[start of Data excerpt]

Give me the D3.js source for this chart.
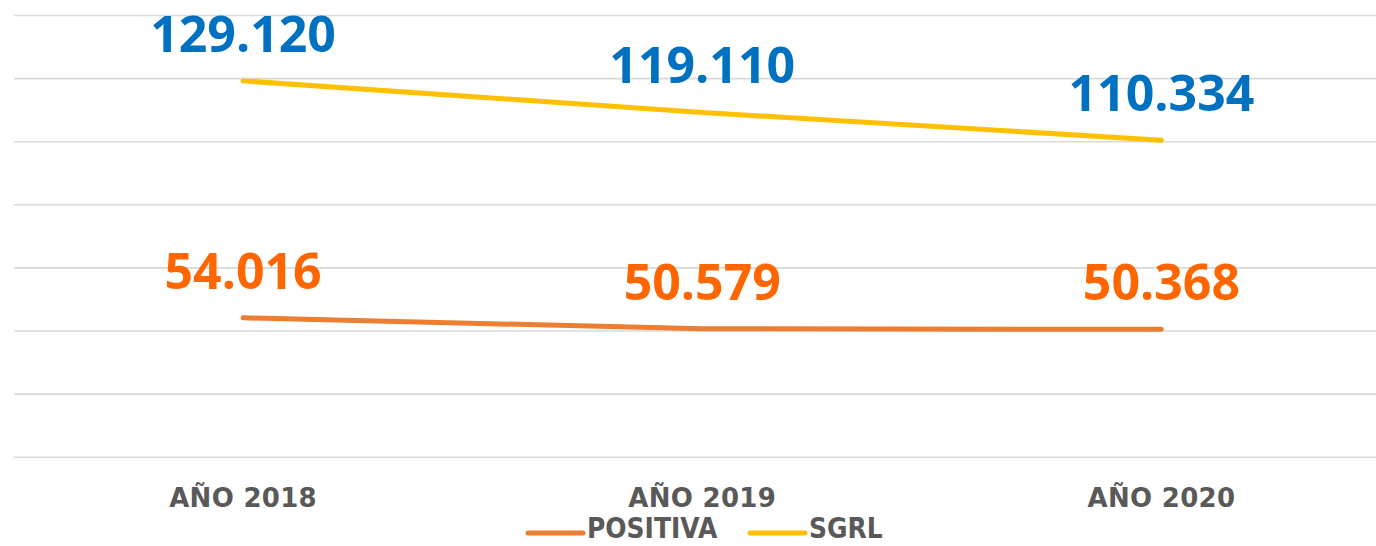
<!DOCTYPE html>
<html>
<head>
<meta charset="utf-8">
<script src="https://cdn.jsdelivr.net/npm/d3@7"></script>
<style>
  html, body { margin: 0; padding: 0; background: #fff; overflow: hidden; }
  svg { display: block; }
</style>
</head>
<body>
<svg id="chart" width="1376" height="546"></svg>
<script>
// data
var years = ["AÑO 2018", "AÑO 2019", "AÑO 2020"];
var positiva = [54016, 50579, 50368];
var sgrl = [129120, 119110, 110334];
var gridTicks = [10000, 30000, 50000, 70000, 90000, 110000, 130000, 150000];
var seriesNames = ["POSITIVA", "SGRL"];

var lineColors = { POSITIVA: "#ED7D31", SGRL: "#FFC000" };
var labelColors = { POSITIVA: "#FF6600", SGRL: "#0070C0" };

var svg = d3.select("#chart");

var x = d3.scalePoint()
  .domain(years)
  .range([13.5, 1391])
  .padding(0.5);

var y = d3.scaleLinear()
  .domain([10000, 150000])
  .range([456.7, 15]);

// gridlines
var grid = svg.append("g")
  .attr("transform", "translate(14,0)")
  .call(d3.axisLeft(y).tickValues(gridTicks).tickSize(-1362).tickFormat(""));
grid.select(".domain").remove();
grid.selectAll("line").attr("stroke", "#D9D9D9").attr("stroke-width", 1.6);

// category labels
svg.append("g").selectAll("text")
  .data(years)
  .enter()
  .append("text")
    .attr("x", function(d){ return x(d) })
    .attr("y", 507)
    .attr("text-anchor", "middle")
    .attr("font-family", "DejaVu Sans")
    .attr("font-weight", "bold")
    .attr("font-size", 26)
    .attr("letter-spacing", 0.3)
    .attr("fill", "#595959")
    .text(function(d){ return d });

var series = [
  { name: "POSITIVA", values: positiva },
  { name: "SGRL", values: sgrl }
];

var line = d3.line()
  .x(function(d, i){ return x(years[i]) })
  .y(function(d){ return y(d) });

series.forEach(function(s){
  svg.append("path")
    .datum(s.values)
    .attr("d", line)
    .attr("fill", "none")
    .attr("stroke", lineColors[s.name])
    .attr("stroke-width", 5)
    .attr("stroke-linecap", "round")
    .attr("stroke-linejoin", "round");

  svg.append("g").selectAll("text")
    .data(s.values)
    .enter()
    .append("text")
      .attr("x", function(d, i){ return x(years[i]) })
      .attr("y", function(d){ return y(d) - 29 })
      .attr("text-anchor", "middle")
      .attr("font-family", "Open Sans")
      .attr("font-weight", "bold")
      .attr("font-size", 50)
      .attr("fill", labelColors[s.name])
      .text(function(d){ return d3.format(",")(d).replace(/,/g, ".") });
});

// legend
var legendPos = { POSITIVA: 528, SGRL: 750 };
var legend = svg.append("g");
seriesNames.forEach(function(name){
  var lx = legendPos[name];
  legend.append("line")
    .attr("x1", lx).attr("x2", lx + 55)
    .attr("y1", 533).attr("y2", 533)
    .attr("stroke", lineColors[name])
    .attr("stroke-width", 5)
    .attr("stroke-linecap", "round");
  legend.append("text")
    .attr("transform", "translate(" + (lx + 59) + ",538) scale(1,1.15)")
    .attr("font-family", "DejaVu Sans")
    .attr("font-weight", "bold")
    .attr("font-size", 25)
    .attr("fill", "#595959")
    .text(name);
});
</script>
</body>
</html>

[end of Data excerpt]

[Written instruction]: Exclude every picture and copy the remaining data exactly.

[Written solution]:
Give me the D3.js source for this chart.
<!DOCTYPE html>
<html>
<head>
<meta charset="utf-8">
<script src="https://cdn.jsdelivr.net/npm/d3@7"></script>
<style>
  html, body { margin: 0; padding: 0; background: #fff; overflow: hidden; }
  svg { display: block; }
</style>
</head>
<body>
<svg id="chart" width="1376" height="546"></svg>
<script>
// data
var years = ["AÑO 2018", "AÑO 2019", "AÑO 2020"];
var positiva = [54016, 50579, 50368];
var sgrl = [129120, 119110, 110334];
var gridTicks = [10000, 30000, 50000, 70000, 90000, 110000, 130000, 150000];
var seriesNames = ["POSITIVA", "SGRL"];

var lineColors = { POSITIVA: "#ED7D31", SGRL: "#FFC000" };
var labelColors = { POSITIVA: "#FF6600", SGRL: "#0070C0" };

var svg = d3.select("#chart");

var x = d3.scalePoint()
  .domain(years)
  .range([13.5, 1391])
  .padding(0.5);

var y = d3.scaleLinear()
  .domain([10000, 150000])
  .range([456.7, 15]);

// gridlines
var grid = svg.append("g")
  .attr("transform", "translate(14,0)")
  .call(d3.axisLeft(y).tickValues(gridTicks).tickSize(-1362).tickFormat(""));
grid.select(".domain").remove();
grid.selectAll("line").attr("stroke", "#D9D9D9").attr("stroke-width", 1.6);

// category labels
svg.append("g").selectAll("text")
  .data(years)
  .enter()
  .append("text")
    .attr("x", function(d){ return x(d) })
    .attr("y", 507)
    .attr("text-anchor", "middle")
    .attr("font-family", "DejaVu Sans")
    .attr("font-weight", "bold")
    .attr("font-size", 26)
    .attr("letter-spacing", 0.3)
    .attr("fill", "#595959")
    .text(function(d){ return d });

var series = [
  { name: "POSITIVA", values: positiva },
  { name: "SGRL", values: sgrl }
];

var line = d3.line()
  .x(function(d, i){ return x(years[i]) })
  .y(function(d){ return y(d) });

series.forEach(function(s){
  svg.append("path")
    .datum(s.values)
    .attr("d", line)
    .attr("fill", "none")
    .attr("stroke", lineColors[s.name])
    .attr("stroke-width", 5)
    .attr("stroke-linecap", "round")
    .attr("stroke-linejoin", "round");

  svg.append("g").selectAll("text")
    .data(s.values)
    .enter()
    .append("text")
      .attr("x", function(d, i){ return x(years[i]) })
      .attr("y", function(d){ return y(d) - 29 })
      .attr("text-anchor", "middle")
      .attr("font-family", "Open Sans")
      .attr("font-weight", "bold")
      .attr("font-size", 50)
      .attr("fill", labelColors[s.name])
      .text(function(d){ return d3.format(",")(d).replace(/,/g, ".") });
});

// legend
var legendPos = { POSITIVA: 528, SGRL: 750 };
var legend = svg.append("g");
seriesNames.forEach(function(name){
  var lx = legendPos[name];
  legend.append("line")
    .attr("x1", lx).attr("x2", lx + 55)
    .attr("y1", 533).attr("y2", 533)
    .attr("stroke", lineColors[name])
    .attr("stroke-width", 5)
    .attr("stroke-linecap", "round");
  legend.append("text")
    .attr("transform", "translate(" + (lx + 59) + ",538) scale(1,1.15)")
    .attr("font-family", "DejaVu Sans")
    .attr("font-weight", "bold")
    .attr("font-size", 25)
    .attr("fill", "#595959")
    .text(name);
});
</script>
</body>
</html>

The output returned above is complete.